In designs with a L0 uOP cache, they clock gate the decoder when just running ou...

mhh__ · on Oct 2, 2021

Hence the question mark, wasn't it 3DNow!

The fact that it has a to have a big streaming cache just for the decoding puts it at a loss. Intel have only just gone 6 wide.

Is it the end of the world? No. Do I want a RISC machine? Yes

monocasa · on Oct 2, 2021

3Dnow used an immediate field for an extended opcode, but you still figured out the length of the instruction from looking at the first opcode bytes, so it's not really a suffix.

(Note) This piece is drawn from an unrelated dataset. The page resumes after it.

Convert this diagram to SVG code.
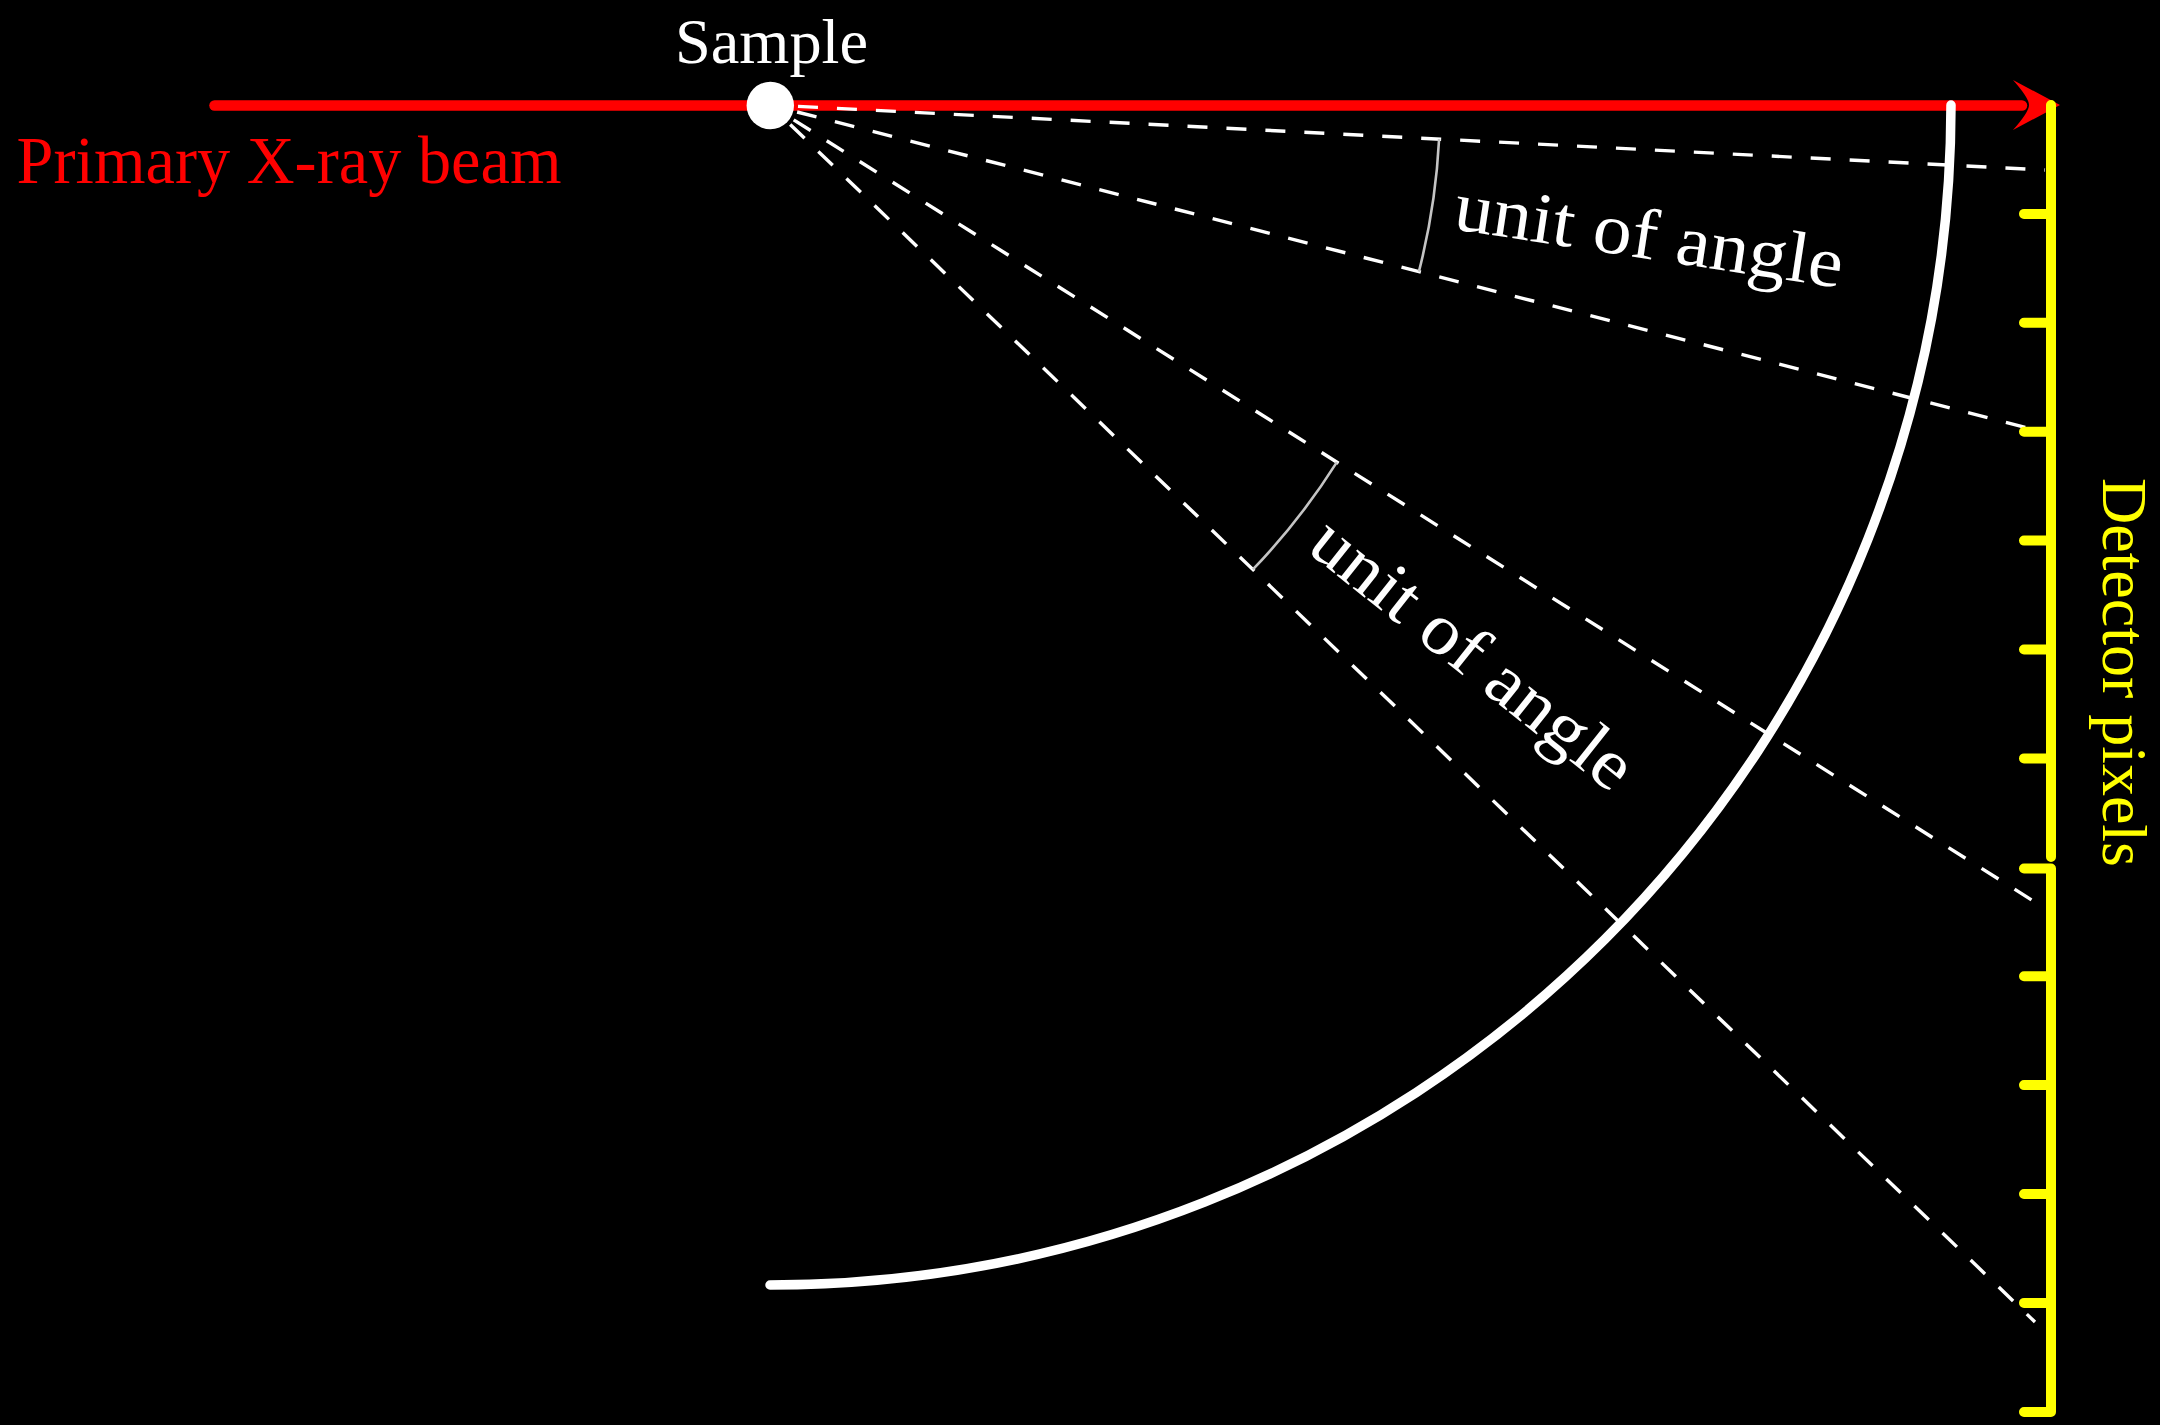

As far as the decoder was concerned, it was just another fixed length, required imm field for the execution unit.

It doesn't have to have a L0 cache; a lot of designs don't.

And the decoder is wider than it seems. x86 instructions have more uOPs mainly from RMW instructions that would be three separate instructions in RISC. It'll be fun to compare Zen 4 (even at Ultrabook TDP) and M1 apples to apples once everyone has access to 5nm.

mhh__ · on Oct 2, 2021

The decoder is wider than it seems but isn't the throughput lower for those instructions anyway? i.e. different decoders for different instructions complexities.

The designs M1 is competing with all have L0s, surely? I guess it could be masked off for a low power design but I would've thought not.

Either way, it's old and ugly, I don't miss it at all even if ARM and friends peripheral story probably isn't as good.

monocasa · on Oct 3, 2021

> The decoder is wider than it seems but isn't the throughput lower for those instructions anyway? i.e. different decoders for different instructions complexities.

The short decoders don't typically have issues with mod/rm memory destination fields. It's a little confusing because there's typically at least two uOP formats inside the cores. The decoders generally discussed spit out uOPS that still look fairly x86 in the semantics they encode (2 address, can be RMW, etc.) just wide, but fixed width. But by the time they've made their way to the functional units they've been cracked into more uOPs so AGU, LD, ALU, ST can all go to different ports that can handle that work.

> The designs M1 is competing with all have L0s, surely? I guess it could be masked off for a low power design but I would've thought not.

Most designs I've seen they're actually most important as a power saving feature. They shine well in microbenchmarking for perf, but not as much for general code. The real win is the clock gating all the i fetch and decode, most of which gets shared with RISC too (think I-TLBs, and Ifetch before decode).